Last month, OpenAI published a usage study showing that nearly 15 percent of work-related conversations on ChatGPT had to deal with “making decisions and solving problems.” Now comes word that at least one high-level member of the US military is using LLMs for the same purpose.

At the Association of the US Army Conference in Washington, DC, this week, Maj. Gen. William “Hank” Taylor reportedly said that “Chat and I are really close lately,” using a distressingly familiar diminutive nickname to refer to an unspecified AI chatbot. “AI is one thing that, as a commander, it’s been very, very interesting for me.”

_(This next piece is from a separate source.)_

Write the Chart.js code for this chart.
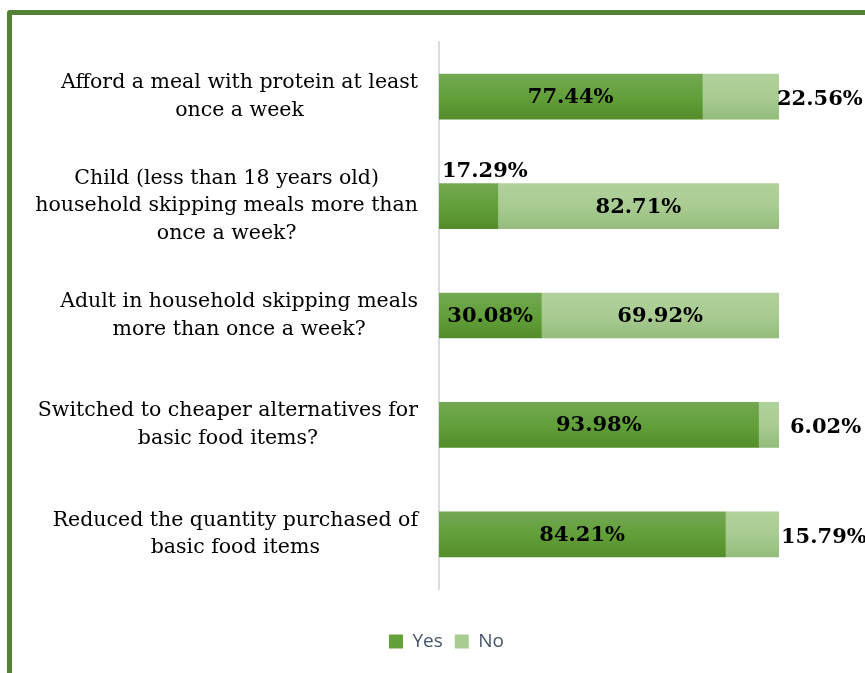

Military-focused news site DefenseScoop reports that Taylor told a roundtable group of reporters that he and the Eighth Army he commands out of South Korea are “regularly using” AI to modernize their predictive analysis for logistical planning and operational purposes. That is helpful for paperwork tasks like “just being able to write our weekly reports and things,” Taylor said, but it also aids in informing their overall direction.

“One of the things that recently I’ve been personally working on with my soldiers is decision-making—individual decision-making,” Taylor said. “And how [we make decisions] in our own individual life, when we make decisions, it’s important. So, that’s something I’ve been asking and trying to build models to help all of us. Especially, [on] how do I make decisions, personal decisions, right—that affect not only me, but my organization and overall readiness?”

That’s still a far cry from the Terminator vision of autonomous AI weapon systems that take lethal decisions out of human hands. Still, using LLMs for military decision-making might give pause to anyone familiar with the models’ well-known propensity to confabulate fake citations and sycophantically flatter users.